● **Request**
Retype the opening lines of the listing below, ending with the line that contains "width=138pt,minimum height=55pt] (stop)", and leave out any pictures.

● **Recorded data**

────────────────────────────────────────

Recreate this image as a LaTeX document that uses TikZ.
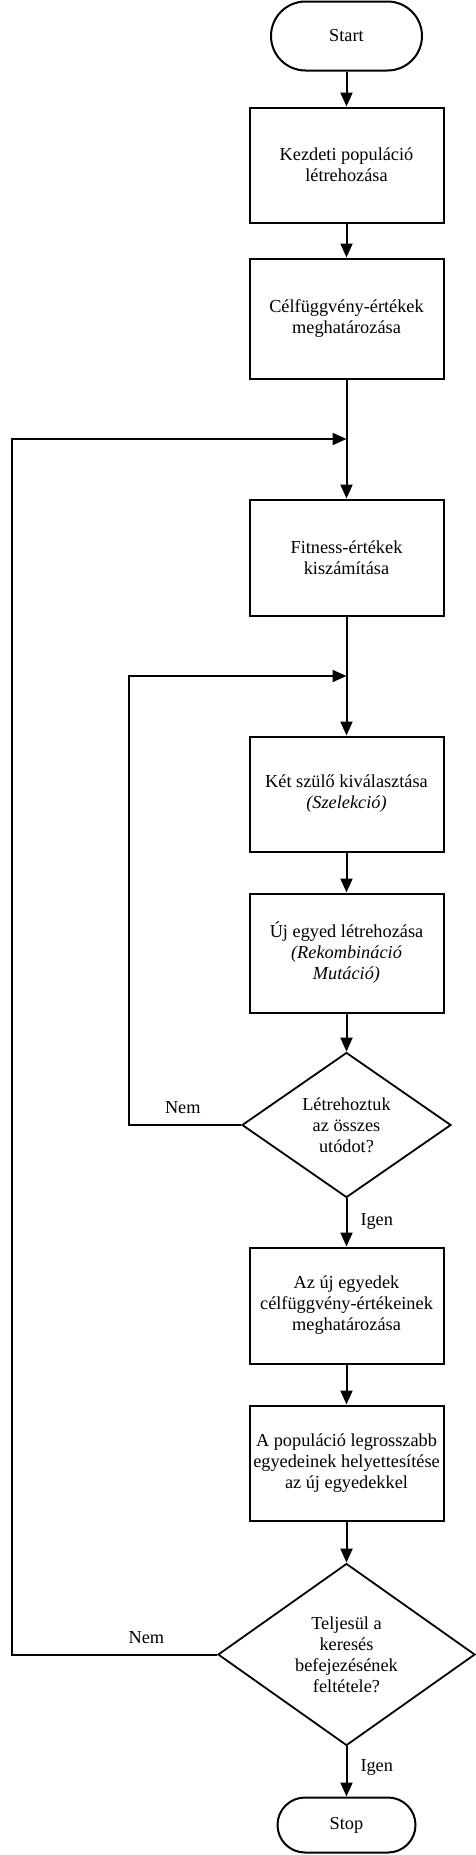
\documentclass[tikz,border=0pt]{standalone}
\usepackage{fontspec}
\setmainfont{Liberation Serif}
\usetikzlibrary{arrows.meta,shapes.geometric,shapes.misc}
\begin{document}
\begin{tikzpicture}[x=1pt,y=-1pt,
  every node/.style={font=\fontsize{18.3}{21}\selectfont},
  box/.style={draw,line width=2pt,minimum width=194pt,inner sep=0pt,align=center},
  term/.style={draw,line width=2pt,rounded rectangle,inner sep=0pt},
  decision/.style={draw,line width=1.8pt,diamond,inner sep=0pt,align=center},
  arr/.style={line width=2pt,-{Triangle[width=12pt,length=14pt]}},
  lbl/.style={inner sep=0pt}]
\useasboundingbox (0,0) rectangle (476,1855);
\node[term,minimum width=151pt,minimum height=69pt] (start) at (346.5,36) {Start};
\node[box,minimum height=115pt] (b1) at (346.5,165) {Kezdeti populáció\\létrehozása};
\node[box,minimum height=120pt] (b2) at (346.5,318.5) {Célfüggvény-értékek\\meghatározása};
\node[box,minimum height=116pt] (b3) at (346.5,557.5) {Fitness-értékek\\kiszámítása};
\node[box,minimum height=115pt] (b4) at (346.5,794) {Két szülő kiválasztása\\\itshape(Szelekció)};
\node[box,minimum height=119pt] (b5) at (346.5,953) {Új egyed létrehozása\\\itshape(Rekombináció\\\itshape Mutáció)};
\node[decision,minimum width=209pt,minimum height=145pt,aspect=1.44] (d1) at (346.5,1125) {Létrehoztuk\\az összes\\utódot?};
\node[box,minimum height=116pt] (b6) at (346.5,1305.5) {Az új egyedek\\célfüggvény-értékeinek\\meghatározása};
\node[box,minimum height=115pt] (b7) at (346.5,1463) {A populáció legrosszabb\\egyedeinek helyettesítése\\az új egyedekkel};
\node[decision,minimum width=257pt,minimum height=182pt,aspect=1.41] (d2) at (346.5,1654.5) {Teljesül a\\keresés\\befejezésének\\feltétele?};
\node[term,minimum width=138pt,minimum height=55pt] (stop) at (346.5,1825) {Stop};

\coordinate (j1) at (346.5,439);
\coordinate (j2) at (346.5,676);
\coordinate (outL) at (12,439);
\coordinate (inL) at (129,676);

\draw[arr] (start.south) -- (b1.north);
\draw[arr] (b1.south) -- (b2.north);
\draw[arr] (b2.south) -- (b3.north);
\draw[arr] (b3.south) -- (b4.north);
\draw[arr] (b4.south) -- (b5.north);
\draw[arr] (b5.south) -- (d1.north);
\draw[arr] (d1.south) -- node[lbl,pos=0.47,right=13pt]{Igen} (b6.north);
\draw[arr] (b6.south) -- (b7.north);
\draw[arr] (b7.south) -- (d2.north);
\draw[arr] (d2.south) -- node[lbl,pos=0.43,right=13pt]{Igen} (stop.north);
\draw[arr] (d1.west) -- node[lbl,pos=0.52,above=10pt]{Nem} (d1.west -| inL) -- (inL) -- (j2);
\draw[arr] (d2.west) -- node[lbl,pos=0.345,above=10pt]{Nem} (d2.west -| outL) -- (outL) -- (j1);
\end{tikzpicture}
\end{document}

────────────────────────────────────────

● **Written answer**
Recreate this image as a LaTeX document that uses TikZ.
\documentclass[tikz,border=0pt]{standalone}
\usepackage{fontspec}
\setmainfont{Liberation Serif}
\usetikzlibrary{arrows.meta,shapes.geometric,shapes.misc}
\begin{document}
\begin{tikzpicture}[x=1pt,y=-1pt,
  every node/.style={font=\fontsize{18.3}{21}\selectfont},
  box/.style={draw,line width=2pt,minimum width=194pt,inner sep=0pt,align=center},
  term/.style={draw,line width=2pt,rounded rectangle,inner sep=0pt},
  decision/.style={draw,line width=1.8pt,diamond,inner sep=0pt,align=center},
  arr/.style={line width=2pt,-{Triangle[width=12pt,length=14pt]}},
  lbl/.style={inner sep=0pt}]
\useasboundingbox (0,0) rectangle (476,1855);
\node[term,minimum width=151pt,minimum height=69pt] (start) at (346.5,36) {Start};
\node[box,minimum height=115pt] (b1) at (346.5,165) {Kezdeti populáció\\létrehozása};
\node[box,minimum height=120pt] (b2) at (346.5,318.5) {Célfüggvény-értékek\\meghatározása};
\node[box,minimum height=116pt] (b3) at (346.5,557.5) {Fitness-értékek\\kiszámítása};
\node[box,minimum height=115pt] (b4) at (346.5,794) {Két szülő kiválasztása\\\itshape(Szelekció)};
\node[box,minimum height=119pt] (b5) at (346.5,953) {Új egyed létrehozása\\\itshape(Rekombináció\\\itshape Mutáció)};
\node[decision,minimum width=209pt,minimum height=145pt,aspect=1.44] (d1) at (346.5,1125) {Létrehoztuk\\az összes\\utódot?};
\node[box,minimum height=116pt] (b6) at (346.5,1305.5) {Az új egyedek\\célfüggvény-értékeinek\\meghatározása};
\node[box,minimum height=115pt] (b7) at (346.5,1463) {A populáció legrosszabb\\egyedeinek helyettesítése\\az új egyedekkel};
\node[decision,minimum width=257pt,minimum height=182pt,aspect=1.41] (d2) at (346.5,1654.5) {Teljesül a\\keresés\\befejezésének\\feltétele?};
\node[term,minimum width=138pt,minimum height=55pt] (stop) at (346.5,1825) {Stop};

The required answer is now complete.